ちなみに、『三国史記』の日干支も紀元前54年の赫居世四年「夏四月辛丑朔」も 紀元前2年の赫居世五十六年「春正月辛丑朔」 、続いて日干支が解る紀元前34年の赫居世二十四年「夏六月壬申晦」も標準陰暦と合致し、中国が紀元前72年に『漢書』「・・・建太學,修郊祀,定正朔」と朔の基準を決定した以降だが、『三国史記』は中国の干支の決め方が異なっていて、『三国史記』も『日本書紀』と同じく文字で記録した資料を基にした史書であった。
前年の応神二年に『好太王碑文』に「倭以辛卯年來渡海破百残」と辰斯王は倭と葛城王朝との連合軍に敗れ王を挿げ替えられ、当然、畿内政権の日本に朝貢する余裕が無く、畿内政権も百済を助ける力も無かったことが解り、390年即位の応神天皇は紀角宿禰・羽田矢代宿禰・石川宿禰・木菟宿禰の父の武内宿禰とわかり、もちろん、武内宿禰一代ではなく武内宿禰家で襲名していて、それ以前にも武内宿禰が存在して数代続くのは当然だ。

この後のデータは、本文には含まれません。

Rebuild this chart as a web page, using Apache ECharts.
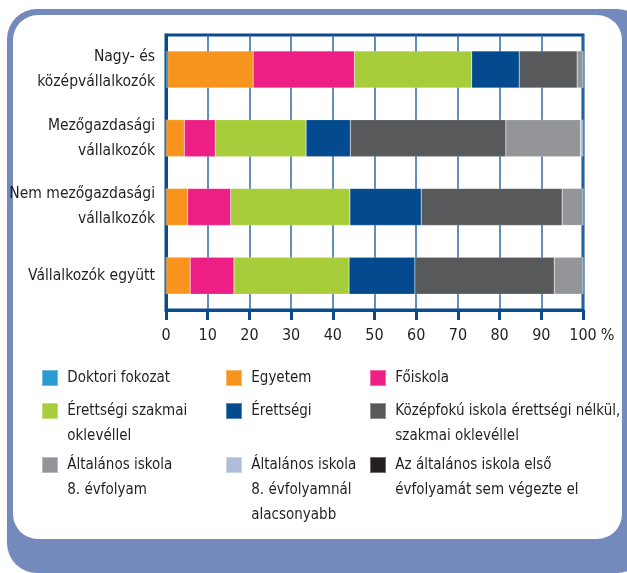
<!DOCTYPE html>
<html>
<head>
<meta charset="utf-8">
<script src="https://cdn.jsdelivr.net/npm/echarts@6/dist/echarts.min.js"></script>
<style>
  html, body { margin: 0; padding: 0; background: #ffffff; }
  #chart { width: 627px; height: 573px; }
</style>
</head>
<body>
<div id="chart"></div>
<script>
// kategóriák (felülről lefelé)
const categories = ['Nagy- és\nközépvállalkozók', 'Mezőgazdasági\nvállalkozók', 'Nem mezőgazdasági\nvállalkozók', 'Vállalkozók együtt']

// iskolai végzettség szerinti megoszlás, %
const doktori = [0.4, 0, 0, 0]
const egyetem = [20.5, 4.4, 5.2, 5.8]
const foiskola = [24.3, 7.4, 10.3, 10.5]
const erettsegiSzakmai = [28.1, 21.8, 28.6, 27.6]
const erettsegi = [11.4, 10.6, 17.1, 15.8]
const kozepfoku = [13.9, 37.3, 33.8, 33.4]
const altalanos8 = [1.4, 17.9, 5.0, 6.9]
const altalanosAlacsonyabb = [0, 0.6, 0, 0]
const elsoSem = [0, 0, 0, 0]

const xTicks = [0, 10, 20, 30, 40, 50, 60, 70, 80, 90, 100]

const seriesNames = [
    'Doktori fokozat',
    'Egyetem',
    'Főiskola',
    'Érettségi szakmai\noklevéllel',
    'Érettségi',
    'Középfokú iskola érettségi nélkül,\nszakmai oklevéllel',
    'Általános iskola\n8. évfolyam',
    'Általános iskola\n8. évfolyamnál\nalacsonyabb',
    'Az általános iskola első\névfolyamát sem végezte el'
]
const seriesData = [doktori, egyetem, foiskola, erettsegiSzakmai, erettsegi, kozepfoku, altalanos8, altalanosAlacsonyabb, elsoSem]
const colors = ['#2a9ad2', '#f7941d', '#ed1e84', '#a7ce3a', '#034b8e', '#58595b', '#949599', '#b0bcdb', '#231f20']

const fontFamily = '"Liberation Sans Narrow", "DejaVu Sans Condensed", "Roboto Condensed", sans-serif'
const textColor = '#231f20'
const frameBlue = '#0a4b8e'

// jelmagyarázat: 3 oszlop x 3 sor
const legendCols = [41, 225, 369]
const legendRows = [369, 402, 456]
const lineH = 25

const chart = echarts.init(document.getElementById('chart'), null, { renderer: 'canvas' })

const legends = seriesNames.map((name, i) => {
    const lines = name.split('\n').length
    // a szöveg középre igazodik a négyzethez, ezért üres sorokkal toljuk le
    const boxOffset = (2 * lines - 1) * lineH / 2 - 8
    return {
        data: [name],
        left: legendCols[i % 3],
        top: legendRows[Math.floor(i / 3)] - boxOffset + 1,
        orient: 'horizontal',
        padding: 0,
        itemWidth: 16,
        itemHeight: 16,
        itemGap: 0,
        icon: 'rect',
        selectedMode: false,
        formatter: n => '\n'.repeat(lines - 1) + ' ' + n.split('\n').join('\n '),
        textStyle: {
            fontFamily: fontFamily,
            fontSize: 15,
            lineHeight: lineH,
            color: textColor
        }
    }
})

const option = {
    animation: false,
    backgroundColor: '#ffffff',
    graphic: [
        {
            type: 'rect',
            z: -10,
            shape: { x: 7, y: 9, width: 640, height: 564, r: 30 },
            style: { fill: '#748abd' }
        },
        {
            type: 'rect',
            z: -9,
            shape: { x: 13, y: 15, width: 609, height: 524, r: 25 },
            style: { fill: '#ffffff' }
        }
    ],
    grid: {
        left: 166,
        right: 44,
        top: 35,
        bottom: 263,
        outerBoundsMode: 'none',
        containLabel: false,
        show: true,
        borderColor: frameBlue,
        borderWidth: 3,
        backgroundColor: 'transparent'
    },
    legend: legends,
    xAxis: {
        type: 'value',
        min: 0,
        max: 100,
        interval: 10,
        name: '\n\n%',
        nameLocation: 'end',
        nameGap: 10,
        nameTextStyle: {
            fontFamily: fontFamily,
            fontSize: 16,
            lineHeight: 26,
            color: textColor
        },
        axisLine: { show: true, lineStyle: { color: frameBlue, width: 3 } },
        axisTick: { show: true, length: 10, lineStyle: { color: frameBlue, width: 3 } },
        axisLabel: {
            fontFamily: fontFamily,
            fontSize: 16,
            color: textColor,
            margin: 18,
            formatter: v => (xTicks.indexOf(v) >= 0 ? String(v) : '')
        },
        splitLine: { show: true, lineStyle: { color: '#2f67a5', width: 1.5 } }
    },
    yAxis: {
        type: 'category',
        data: categories,
        inverse: true,
        axisLine: { show: true, lineStyle: { color: frameBlue, width: 3 } },
        axisTick: { show: false },
        axisLabel: {
            fontFamily: fontFamily,
            fontSize: 15.5,
            lineHeight: 25,
            color: textColor,
            align: 'right',
            margin: 11,
            padding: [4, 0, 0, 0]
        },
        splitLine: { show: false }
    },
    series: seriesNames.map((name, i) => ({
        type: 'bar',
        name: name,
        stack: 'total',
        barWidth: 37,
        data: seriesData[i],
        itemStyle: {
            color: colors[i],
            borderColor: 'rgba(255,255,255,0.35)',
            borderWidth: 0.5
        },
        emphasis: { disabled: true }
    }))
}

chart.setOption(option)
</script>
</body>
</html>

また、船の長さの一丈を1.8mとしたが、周時代に身の丈が1.8mとは考えにくくもっと短いと思われ、出土した船の推定値は10mを超えるとされるが、この船が特別言及した船であることからもう少し大きい船で、科の文字を使っていることから、何らかの法令が有ったことが推定される。